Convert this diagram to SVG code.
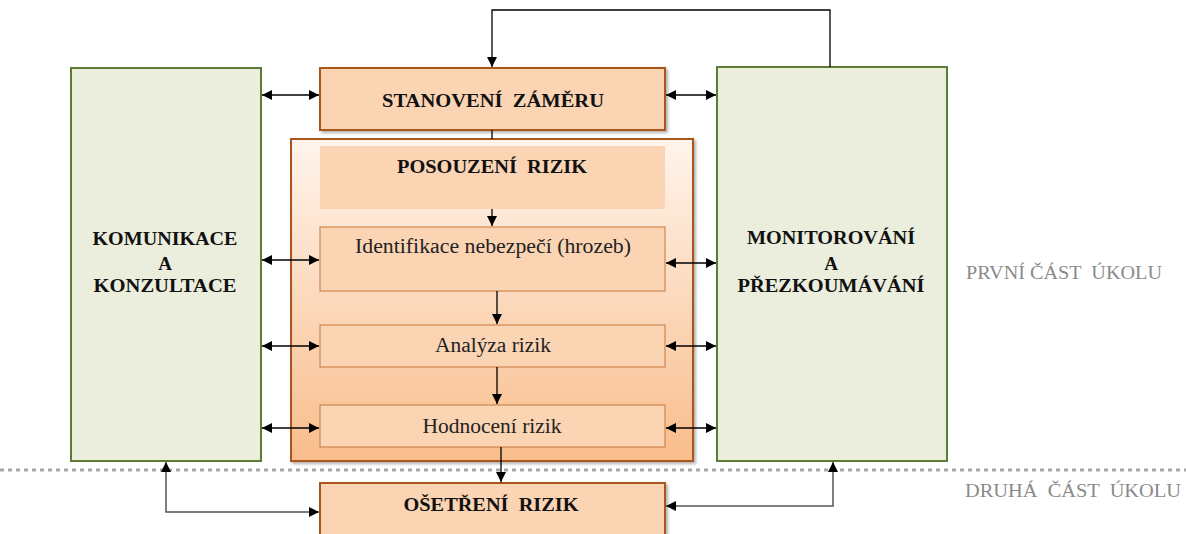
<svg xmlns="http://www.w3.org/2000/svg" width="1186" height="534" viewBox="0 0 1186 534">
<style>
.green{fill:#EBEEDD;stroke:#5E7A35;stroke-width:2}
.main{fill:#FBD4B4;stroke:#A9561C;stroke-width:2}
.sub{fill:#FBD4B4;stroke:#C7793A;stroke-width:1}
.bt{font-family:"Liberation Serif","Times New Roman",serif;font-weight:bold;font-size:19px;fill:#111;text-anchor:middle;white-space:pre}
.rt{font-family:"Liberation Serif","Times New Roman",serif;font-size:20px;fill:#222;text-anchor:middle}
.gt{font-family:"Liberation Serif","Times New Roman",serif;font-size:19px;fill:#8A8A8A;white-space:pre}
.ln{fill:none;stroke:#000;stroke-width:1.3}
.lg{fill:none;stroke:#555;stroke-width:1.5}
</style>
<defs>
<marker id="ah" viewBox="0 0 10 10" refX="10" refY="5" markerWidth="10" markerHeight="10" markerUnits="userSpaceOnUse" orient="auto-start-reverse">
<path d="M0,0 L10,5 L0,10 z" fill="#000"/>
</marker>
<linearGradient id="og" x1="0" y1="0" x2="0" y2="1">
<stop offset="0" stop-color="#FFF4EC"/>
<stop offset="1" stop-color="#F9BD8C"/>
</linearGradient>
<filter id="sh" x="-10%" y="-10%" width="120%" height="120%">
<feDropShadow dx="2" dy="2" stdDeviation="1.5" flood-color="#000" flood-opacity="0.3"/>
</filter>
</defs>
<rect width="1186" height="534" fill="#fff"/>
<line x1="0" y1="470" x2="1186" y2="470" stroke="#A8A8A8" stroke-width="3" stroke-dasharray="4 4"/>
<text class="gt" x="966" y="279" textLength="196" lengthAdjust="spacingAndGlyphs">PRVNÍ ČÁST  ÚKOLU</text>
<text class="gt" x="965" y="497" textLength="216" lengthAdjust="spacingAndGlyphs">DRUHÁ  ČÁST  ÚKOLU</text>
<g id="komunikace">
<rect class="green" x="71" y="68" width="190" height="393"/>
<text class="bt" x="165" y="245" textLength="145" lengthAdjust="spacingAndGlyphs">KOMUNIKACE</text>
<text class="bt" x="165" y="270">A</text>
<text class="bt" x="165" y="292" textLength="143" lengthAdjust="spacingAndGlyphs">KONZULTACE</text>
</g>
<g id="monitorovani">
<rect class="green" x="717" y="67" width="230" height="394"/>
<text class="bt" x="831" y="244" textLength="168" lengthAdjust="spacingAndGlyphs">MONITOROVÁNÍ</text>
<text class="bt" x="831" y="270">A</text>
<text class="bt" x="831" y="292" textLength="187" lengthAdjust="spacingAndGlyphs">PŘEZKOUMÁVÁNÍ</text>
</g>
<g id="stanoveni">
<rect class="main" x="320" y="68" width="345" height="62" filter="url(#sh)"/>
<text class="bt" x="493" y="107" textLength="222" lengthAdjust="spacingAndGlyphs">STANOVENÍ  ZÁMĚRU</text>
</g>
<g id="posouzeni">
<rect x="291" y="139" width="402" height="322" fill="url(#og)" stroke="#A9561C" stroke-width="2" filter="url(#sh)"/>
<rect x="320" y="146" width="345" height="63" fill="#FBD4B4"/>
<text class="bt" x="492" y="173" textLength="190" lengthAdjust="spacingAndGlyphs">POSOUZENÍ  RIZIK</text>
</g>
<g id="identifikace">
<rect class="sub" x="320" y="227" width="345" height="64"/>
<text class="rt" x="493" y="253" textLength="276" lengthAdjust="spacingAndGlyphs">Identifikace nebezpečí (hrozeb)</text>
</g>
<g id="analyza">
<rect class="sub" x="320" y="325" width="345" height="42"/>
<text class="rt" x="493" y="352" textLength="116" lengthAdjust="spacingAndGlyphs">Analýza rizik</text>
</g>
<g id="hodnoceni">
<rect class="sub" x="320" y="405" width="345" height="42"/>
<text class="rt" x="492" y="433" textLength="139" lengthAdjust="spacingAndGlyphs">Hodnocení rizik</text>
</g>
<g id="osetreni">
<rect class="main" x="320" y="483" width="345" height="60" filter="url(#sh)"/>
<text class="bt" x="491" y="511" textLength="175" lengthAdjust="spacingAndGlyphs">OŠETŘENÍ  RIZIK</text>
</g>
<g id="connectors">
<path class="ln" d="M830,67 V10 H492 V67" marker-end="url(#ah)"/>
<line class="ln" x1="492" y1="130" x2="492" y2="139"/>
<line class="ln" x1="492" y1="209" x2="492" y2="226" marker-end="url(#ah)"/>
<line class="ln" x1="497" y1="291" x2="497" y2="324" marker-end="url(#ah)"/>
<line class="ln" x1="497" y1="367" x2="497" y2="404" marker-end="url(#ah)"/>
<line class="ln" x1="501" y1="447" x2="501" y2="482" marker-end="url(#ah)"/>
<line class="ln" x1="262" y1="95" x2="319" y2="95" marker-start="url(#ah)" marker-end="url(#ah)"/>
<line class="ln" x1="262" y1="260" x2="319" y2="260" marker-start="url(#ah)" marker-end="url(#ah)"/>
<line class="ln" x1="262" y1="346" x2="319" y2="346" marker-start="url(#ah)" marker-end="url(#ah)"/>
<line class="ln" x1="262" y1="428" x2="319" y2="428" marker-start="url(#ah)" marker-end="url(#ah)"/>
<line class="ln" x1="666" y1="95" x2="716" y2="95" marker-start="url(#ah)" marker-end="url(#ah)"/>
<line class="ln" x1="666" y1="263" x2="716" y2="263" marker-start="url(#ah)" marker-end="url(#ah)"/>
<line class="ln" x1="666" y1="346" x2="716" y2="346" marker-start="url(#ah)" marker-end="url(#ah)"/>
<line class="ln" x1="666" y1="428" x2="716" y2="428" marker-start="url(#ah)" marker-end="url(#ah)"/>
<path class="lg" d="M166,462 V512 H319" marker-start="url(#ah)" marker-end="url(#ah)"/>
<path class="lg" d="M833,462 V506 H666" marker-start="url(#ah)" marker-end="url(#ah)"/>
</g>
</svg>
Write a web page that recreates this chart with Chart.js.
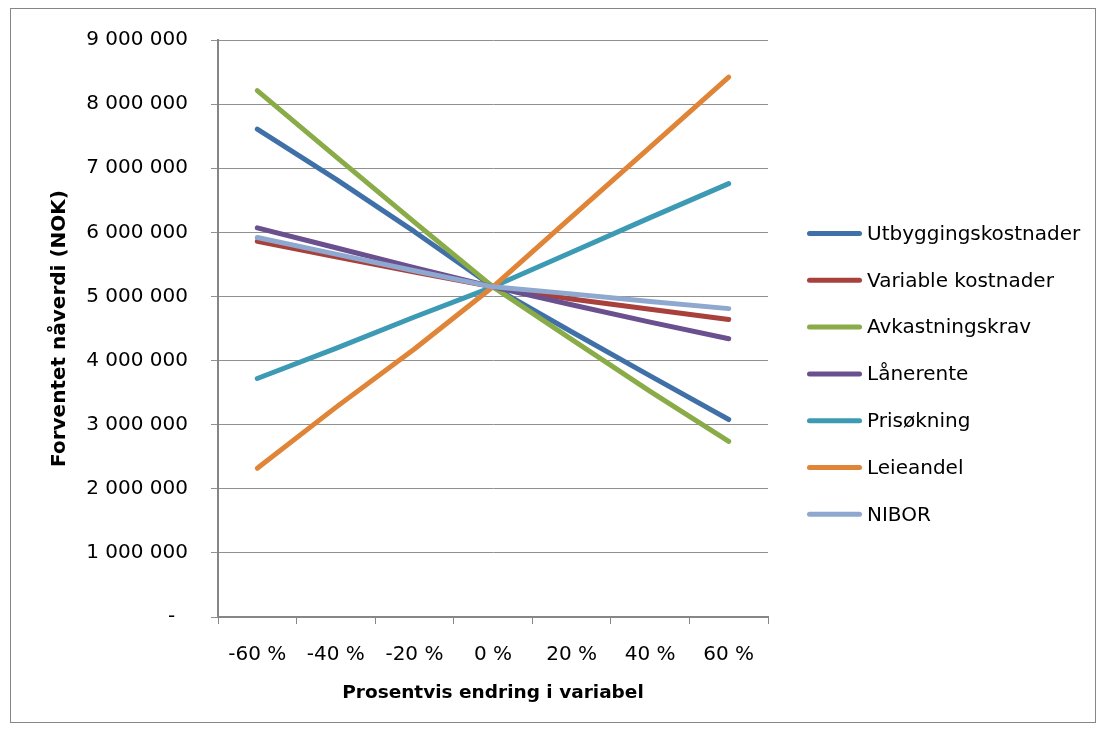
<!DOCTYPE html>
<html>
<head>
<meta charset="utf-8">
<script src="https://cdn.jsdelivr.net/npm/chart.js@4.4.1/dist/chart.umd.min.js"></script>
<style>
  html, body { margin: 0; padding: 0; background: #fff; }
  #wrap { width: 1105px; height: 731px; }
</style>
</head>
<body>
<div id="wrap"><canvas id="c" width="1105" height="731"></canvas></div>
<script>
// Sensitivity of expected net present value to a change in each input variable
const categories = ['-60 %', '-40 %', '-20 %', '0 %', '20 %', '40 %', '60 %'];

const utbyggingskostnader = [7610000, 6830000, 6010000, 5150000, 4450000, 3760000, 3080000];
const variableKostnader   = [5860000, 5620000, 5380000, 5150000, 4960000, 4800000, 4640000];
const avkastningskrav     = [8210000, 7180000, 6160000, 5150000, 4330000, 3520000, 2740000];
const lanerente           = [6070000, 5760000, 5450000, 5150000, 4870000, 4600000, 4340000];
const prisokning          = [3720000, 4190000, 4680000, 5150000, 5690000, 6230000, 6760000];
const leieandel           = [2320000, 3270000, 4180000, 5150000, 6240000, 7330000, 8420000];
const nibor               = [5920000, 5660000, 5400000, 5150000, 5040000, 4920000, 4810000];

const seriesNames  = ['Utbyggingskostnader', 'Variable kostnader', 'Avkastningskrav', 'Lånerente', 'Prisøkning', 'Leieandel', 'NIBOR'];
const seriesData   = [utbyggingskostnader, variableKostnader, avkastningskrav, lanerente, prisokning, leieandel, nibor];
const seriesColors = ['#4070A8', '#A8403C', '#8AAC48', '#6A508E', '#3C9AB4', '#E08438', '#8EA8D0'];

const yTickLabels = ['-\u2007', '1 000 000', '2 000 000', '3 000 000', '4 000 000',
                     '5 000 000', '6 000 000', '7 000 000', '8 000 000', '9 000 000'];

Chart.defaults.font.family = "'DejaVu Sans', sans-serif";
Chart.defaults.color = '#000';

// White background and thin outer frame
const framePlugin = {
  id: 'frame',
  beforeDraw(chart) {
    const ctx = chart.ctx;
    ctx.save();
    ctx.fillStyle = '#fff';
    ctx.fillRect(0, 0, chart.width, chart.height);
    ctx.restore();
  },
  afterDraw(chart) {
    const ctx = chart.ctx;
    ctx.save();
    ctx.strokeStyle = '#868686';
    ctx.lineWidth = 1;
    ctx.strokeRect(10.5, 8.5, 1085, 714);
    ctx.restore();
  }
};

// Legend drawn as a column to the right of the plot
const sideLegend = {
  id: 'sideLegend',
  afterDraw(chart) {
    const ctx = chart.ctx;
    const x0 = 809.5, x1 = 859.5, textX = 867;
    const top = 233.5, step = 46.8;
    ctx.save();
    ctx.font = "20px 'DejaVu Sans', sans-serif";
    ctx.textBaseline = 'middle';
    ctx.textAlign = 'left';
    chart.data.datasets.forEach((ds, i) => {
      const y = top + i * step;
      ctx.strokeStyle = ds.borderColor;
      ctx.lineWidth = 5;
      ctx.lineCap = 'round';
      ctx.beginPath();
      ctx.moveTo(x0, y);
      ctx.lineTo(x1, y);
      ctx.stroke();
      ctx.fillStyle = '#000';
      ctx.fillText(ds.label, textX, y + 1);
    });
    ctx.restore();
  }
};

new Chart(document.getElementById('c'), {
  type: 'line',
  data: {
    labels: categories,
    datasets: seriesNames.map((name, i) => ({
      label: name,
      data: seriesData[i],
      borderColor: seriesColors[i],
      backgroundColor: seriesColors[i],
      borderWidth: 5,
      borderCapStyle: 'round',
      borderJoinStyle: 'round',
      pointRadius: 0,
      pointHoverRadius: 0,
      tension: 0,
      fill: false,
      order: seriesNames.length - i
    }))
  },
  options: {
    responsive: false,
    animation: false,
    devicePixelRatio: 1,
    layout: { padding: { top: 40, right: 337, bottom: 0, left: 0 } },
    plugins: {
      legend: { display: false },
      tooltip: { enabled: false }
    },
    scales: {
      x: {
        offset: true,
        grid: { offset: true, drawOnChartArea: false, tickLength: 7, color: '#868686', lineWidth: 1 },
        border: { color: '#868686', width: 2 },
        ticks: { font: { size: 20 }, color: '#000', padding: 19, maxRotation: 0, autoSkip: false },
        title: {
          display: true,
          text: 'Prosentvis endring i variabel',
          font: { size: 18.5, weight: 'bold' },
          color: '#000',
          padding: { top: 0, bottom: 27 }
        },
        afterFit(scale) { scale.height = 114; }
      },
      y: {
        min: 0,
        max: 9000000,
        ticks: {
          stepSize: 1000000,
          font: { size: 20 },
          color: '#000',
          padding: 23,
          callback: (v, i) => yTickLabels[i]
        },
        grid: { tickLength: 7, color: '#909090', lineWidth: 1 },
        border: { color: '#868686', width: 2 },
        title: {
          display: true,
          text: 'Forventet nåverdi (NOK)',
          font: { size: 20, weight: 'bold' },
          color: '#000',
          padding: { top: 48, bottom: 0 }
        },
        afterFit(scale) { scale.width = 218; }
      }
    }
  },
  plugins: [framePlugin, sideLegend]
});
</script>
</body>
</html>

——————

Your task:
From the line that has "Write a web" through the line that has "const categories = ['-60", reproduce each line exactly as it stands and nothing else; do not include any pictures.

Response to this exercise:
Write a web page that recreates this chart with Chart.js.
<!DOCTYPE html>
<html>
<head>
<meta charset="utf-8">
<script src="https://cdn.jsdelivr.net/npm/chart.js@4.4.1/dist/chart.umd.min.js"></script>
<style>
  html, body { margin: 0; padding: 0; background: #fff; }
  #wrap { width: 1105px; height: 731px; }
</style>
</head>
<body>
<div id="wrap"><canvas id="c" width="1105" height="731"></canvas></div>
<script>
// Sensitivity of expected net present value to a change in each input variable
const categories = ['-60 %', '-40 %', '-20 %', '0 %', '20 %', '40 %', '60 %'];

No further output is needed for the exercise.